**Set task:**
Type out the complete listing below word for word, without its pictures.

------ Given information ------

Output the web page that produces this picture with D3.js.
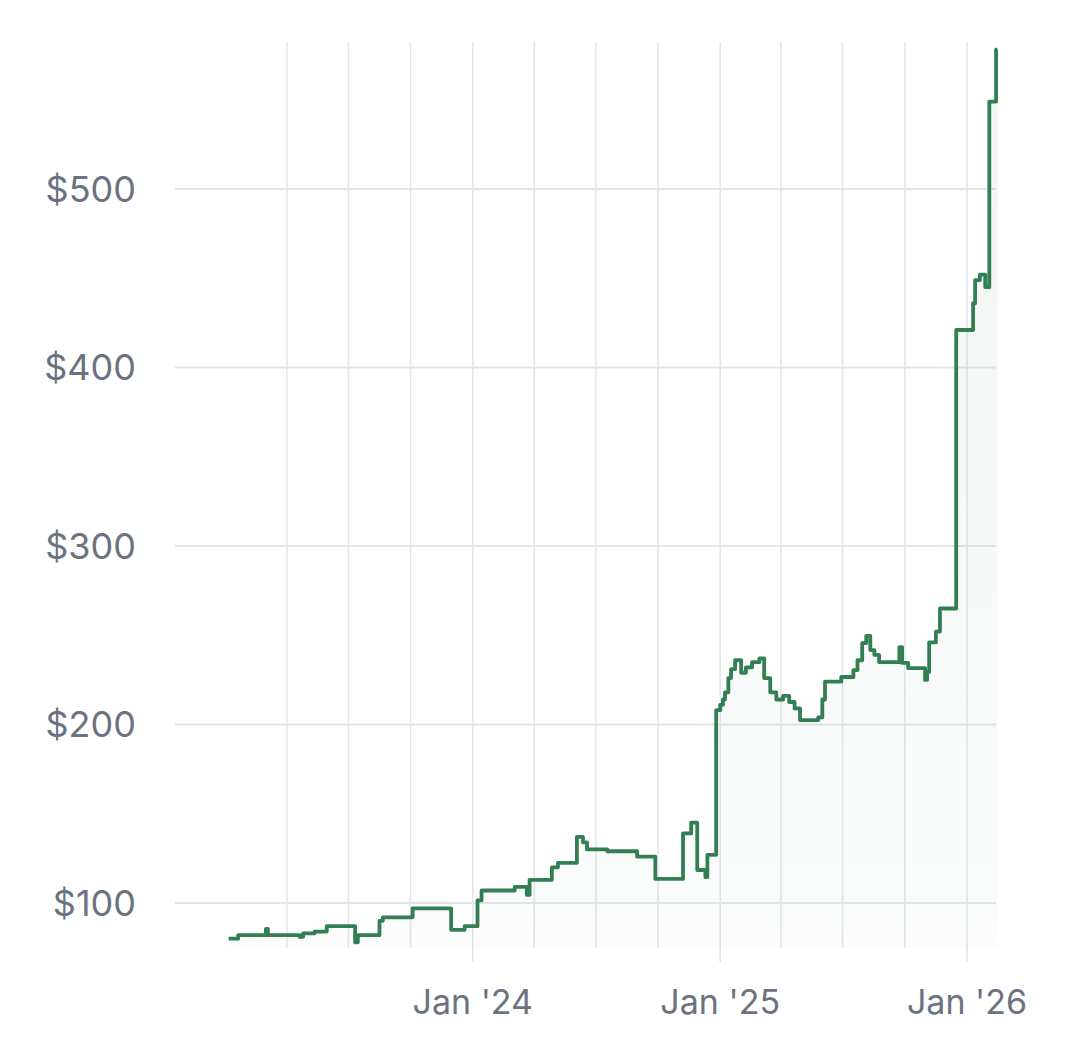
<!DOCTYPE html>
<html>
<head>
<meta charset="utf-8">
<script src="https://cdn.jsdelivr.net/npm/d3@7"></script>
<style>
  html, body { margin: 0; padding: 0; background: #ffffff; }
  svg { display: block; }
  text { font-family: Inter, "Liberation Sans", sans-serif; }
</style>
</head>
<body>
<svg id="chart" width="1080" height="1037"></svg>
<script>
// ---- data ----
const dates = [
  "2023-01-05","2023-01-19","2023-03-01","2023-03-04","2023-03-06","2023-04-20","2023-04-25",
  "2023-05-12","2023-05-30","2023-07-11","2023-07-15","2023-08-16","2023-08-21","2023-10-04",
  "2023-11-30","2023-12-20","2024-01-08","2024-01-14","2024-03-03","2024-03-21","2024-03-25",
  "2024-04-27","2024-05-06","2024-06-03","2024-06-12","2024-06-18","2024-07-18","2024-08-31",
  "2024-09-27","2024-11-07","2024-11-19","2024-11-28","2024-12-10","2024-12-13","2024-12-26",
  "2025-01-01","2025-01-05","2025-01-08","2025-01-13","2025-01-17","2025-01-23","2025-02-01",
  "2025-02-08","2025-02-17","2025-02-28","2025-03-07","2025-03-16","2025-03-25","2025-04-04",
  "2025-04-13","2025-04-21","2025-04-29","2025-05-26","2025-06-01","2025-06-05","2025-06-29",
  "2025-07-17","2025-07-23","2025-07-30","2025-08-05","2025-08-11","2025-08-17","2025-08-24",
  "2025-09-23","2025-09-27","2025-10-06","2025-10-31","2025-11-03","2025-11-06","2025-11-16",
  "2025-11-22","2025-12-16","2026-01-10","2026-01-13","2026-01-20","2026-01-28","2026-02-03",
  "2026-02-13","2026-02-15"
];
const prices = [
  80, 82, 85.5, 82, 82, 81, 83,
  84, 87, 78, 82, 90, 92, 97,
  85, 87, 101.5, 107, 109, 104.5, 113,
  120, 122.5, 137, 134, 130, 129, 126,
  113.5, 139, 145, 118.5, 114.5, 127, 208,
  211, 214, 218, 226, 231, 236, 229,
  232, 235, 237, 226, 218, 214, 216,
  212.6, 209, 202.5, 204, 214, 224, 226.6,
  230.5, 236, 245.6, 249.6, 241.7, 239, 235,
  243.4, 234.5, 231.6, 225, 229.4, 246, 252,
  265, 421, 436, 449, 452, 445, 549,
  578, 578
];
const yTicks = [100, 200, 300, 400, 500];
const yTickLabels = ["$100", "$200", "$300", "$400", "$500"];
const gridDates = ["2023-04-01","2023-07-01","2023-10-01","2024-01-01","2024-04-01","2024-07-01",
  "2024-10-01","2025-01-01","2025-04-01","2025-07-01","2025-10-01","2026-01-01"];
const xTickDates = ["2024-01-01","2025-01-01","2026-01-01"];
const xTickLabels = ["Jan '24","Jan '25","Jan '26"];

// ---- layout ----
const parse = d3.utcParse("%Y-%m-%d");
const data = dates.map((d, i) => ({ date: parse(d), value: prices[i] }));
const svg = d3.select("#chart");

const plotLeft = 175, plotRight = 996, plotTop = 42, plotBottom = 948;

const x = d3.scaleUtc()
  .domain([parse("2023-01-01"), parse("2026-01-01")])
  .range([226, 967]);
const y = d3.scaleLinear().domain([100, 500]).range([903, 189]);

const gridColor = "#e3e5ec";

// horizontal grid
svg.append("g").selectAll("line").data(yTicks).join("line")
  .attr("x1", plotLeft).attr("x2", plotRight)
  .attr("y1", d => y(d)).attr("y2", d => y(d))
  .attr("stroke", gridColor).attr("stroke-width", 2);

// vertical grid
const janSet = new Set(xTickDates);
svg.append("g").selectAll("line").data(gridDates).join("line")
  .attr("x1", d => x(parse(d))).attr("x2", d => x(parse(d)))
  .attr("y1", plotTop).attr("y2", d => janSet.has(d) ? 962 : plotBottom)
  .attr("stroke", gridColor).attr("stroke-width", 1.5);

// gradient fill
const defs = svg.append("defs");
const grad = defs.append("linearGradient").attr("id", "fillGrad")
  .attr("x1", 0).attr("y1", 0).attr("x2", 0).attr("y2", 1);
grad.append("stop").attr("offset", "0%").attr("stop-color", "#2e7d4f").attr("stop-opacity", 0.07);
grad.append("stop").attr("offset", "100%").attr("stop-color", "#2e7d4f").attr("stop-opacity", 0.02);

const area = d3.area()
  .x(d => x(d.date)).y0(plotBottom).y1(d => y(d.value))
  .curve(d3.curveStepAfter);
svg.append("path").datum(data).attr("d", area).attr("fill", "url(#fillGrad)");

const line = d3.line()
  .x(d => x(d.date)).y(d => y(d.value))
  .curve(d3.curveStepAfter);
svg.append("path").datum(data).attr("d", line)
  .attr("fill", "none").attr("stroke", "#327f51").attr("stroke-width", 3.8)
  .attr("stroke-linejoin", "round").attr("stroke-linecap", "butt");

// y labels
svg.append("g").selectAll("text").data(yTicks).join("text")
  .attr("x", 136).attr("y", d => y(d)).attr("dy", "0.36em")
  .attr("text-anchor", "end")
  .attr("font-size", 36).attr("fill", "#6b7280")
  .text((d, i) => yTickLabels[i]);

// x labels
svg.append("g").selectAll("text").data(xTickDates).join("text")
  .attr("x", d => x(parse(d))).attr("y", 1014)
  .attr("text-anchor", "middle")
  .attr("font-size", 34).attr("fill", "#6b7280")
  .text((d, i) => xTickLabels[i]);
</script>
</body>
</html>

------

**Solution to this task:**
Output the web page that produces this picture with D3.js.
<!DOCTYPE html>
<html>
<head>
<meta charset="utf-8">
<script src="https://cdn.jsdelivr.net/npm/d3@7"></script>
<style>
  html, body { margin: 0; padding: 0; background: #ffffff; }
  svg { display: block; }
  text { font-family: Inter, "Liberation Sans", sans-serif; }
</style>
</head>
<body>
<svg id="chart" width="1080" height="1037"></svg>
<script>
// ---- data ----
const dates = [
  "2023-01-05","2023-01-19","2023-03-01","2023-03-04","2023-03-06","2023-04-20","2023-04-25",
  "2023-05-12","2023-05-30","2023-07-11","2023-07-15","2023-08-16","2023-08-21","2023-10-04",
  "2023-11-30","2023-12-20","2024-01-08","2024-01-14","2024-03-03","2024-03-21","2024-03-25",
  "2024-04-27","2024-05-06","2024-06-03","2024-06-12","2024-06-18","2024-07-18","2024-08-31",
  "2024-09-27","2024-11-07","2024-11-19","2024-11-28","2024-12-10","2024-12-13","2024-12-26",
  "2025-01-01","2025-01-05","2025-01-08","2025-01-13","2025-01-17","2025-01-23","2025-02-01",
  "2025-02-08","2025-02-17","2025-02-28","2025-03-07","2025-03-16","2025-03-25","2025-04-04",
  "2025-04-13","2025-04-21","2025-04-29","2025-05-26","2025-06-01","2025-06-05","2025-06-29",
  "2025-07-17","2025-07-23","2025-07-30","2025-08-05","2025-08-11","2025-08-17","2025-08-24",
  "2025-09-23","2025-09-27","2025-10-06","2025-10-31","2025-11-03","2025-11-06","2025-11-16",
  "2025-11-22","2025-12-16","2026-01-10","2026-01-13","2026-01-20","2026-01-28","2026-02-03",
  "2026-02-13","2026-02-15"
];
const prices = [
  80, 82, 85.5, 82, 82, 81, 83,
  84, 87, 78, 82, 90, 92, 97,
  85, 87, 101.5, 107, 109, 104.5, 113,
  120, 122.5, 137, 134, 130, 129, 126,
  113.5, 139, 145, 118.5, 114.5, 127, 208,
  211, 214, 218, 226, 231, 236, 229,
  232, 235, 237, 226, 218, 214, 216,
  212.6, 209, 202.5, 204, 214, 224, 226.6,
  230.5, 236, 245.6, 249.6, 241.7, 239, 235,
  243.4, 234.5, 231.6, 225, 229.4, 246, 252,
  265, 421, 436, 449, 452, 445, 549,
  578, 578
];
const yTicks = [100, 200, 300, 400, 500];
const yTickLabels = ["$100", "$200", "$300", "$400", "$500"];
const gridDates = ["2023-04-01","2023-07-01","2023-10-01","2024-01-01","2024-04-01","2024-07-01",
  "2024-10-01","2025-01-01","2025-04-01","2025-07-01","2025-10-01","2026-01-01"];
const xTickDates = ["2024-01-01","2025-01-01","2026-01-01"];
const xTickLabels = ["Jan '24","Jan '25","Jan '26"];

// ---- layout ----
const parse = d3.utcParse("%Y-%m-%d");
const data = dates.map((d, i) => ({ date: parse(d), value: prices[i] }));
const svg = d3.select("#chart");

const plotLeft = 175, plotRight = 996, plotTop = 42, plotBottom = 948;

const x = d3.scaleUtc()
  .domain([parse("2023-01-01"), parse("2026-01-01")])
  .range([226, 967]);
const y = d3.scaleLinear().domain([100, 500]).range([903, 189]);

const gridColor = "#e3e5ec";

// horizontal grid
svg.append("g").selectAll("line").data(yTicks).join("line")
  .attr("x1", plotLeft).attr("x2", plotRight)
  .attr("y1", d => y(d)).attr("y2", d => y(d))
  .attr("stroke", gridColor).attr("stroke-width", 2);

// vertical grid
const janSet = new Set(xTickDates);
svg.append("g").selectAll("line").data(gridDates).join("line")
  .attr("x1", d => x(parse(d))).attr("x2", d => x(parse(d)))
  .attr("y1", plotTop).attr("y2", d => janSet.has(d) ? 962 : plotBottom)
  .attr("stroke", gridColor).attr("stroke-width", 1.5);

// gradient fill
const defs = svg.append("defs");
const grad = defs.append("linearGradient").attr("id", "fillGrad")
  .attr("x1", 0).attr("y1", 0).attr("x2", 0).attr("y2", 1);
grad.append("stop").attr("offset", "0%").attr("stop-color", "#2e7d4f").attr("stop-opacity", 0.07);
grad.append("stop").attr("offset", "100%").attr("stop-color", "#2e7d4f").attr("stop-opacity", 0.02);

const area = d3.area()
  .x(d => x(d.date)).y0(plotBottom).y1(d => y(d.value))
  .curve(d3.curveStepAfter);
svg.append("path").datum(data).attr("d", area).attr("fill", "url(#fillGrad)");

const line = d3.line()
  .x(d => x(d.date)).y(d => y(d.value))
  .curve(d3.curveStepAfter);
svg.append("path").datum(data).attr("d", line)
  .attr("fill", "none").attr("stroke", "#327f51").attr("stroke-width", 3.8)
  .attr("stroke-linejoin", "round").attr("stroke-linecap", "butt");

// y labels
svg.append("g").selectAll("text").data(yTicks).join("text")
  .attr("x", 136).attr("y", d => y(d)).attr("dy", "0.36em")
  .attr("text-anchor", "end")
  .attr("font-size", 36).attr("fill", "#6b7280")
  .text((d, i) => yTickLabels[i]);

// x labels
svg.append("g").selectAll("text").data(xTickDates).join("text")
  .attr("x", d => x(parse(d))).attr("y", 1014)
  .attr("text-anchor", "middle")
  .attr("font-size", 34).attr("fill", "#6b7280")
  .text((d, i) => xTickLabels[i]);
</script>
</body>
</html>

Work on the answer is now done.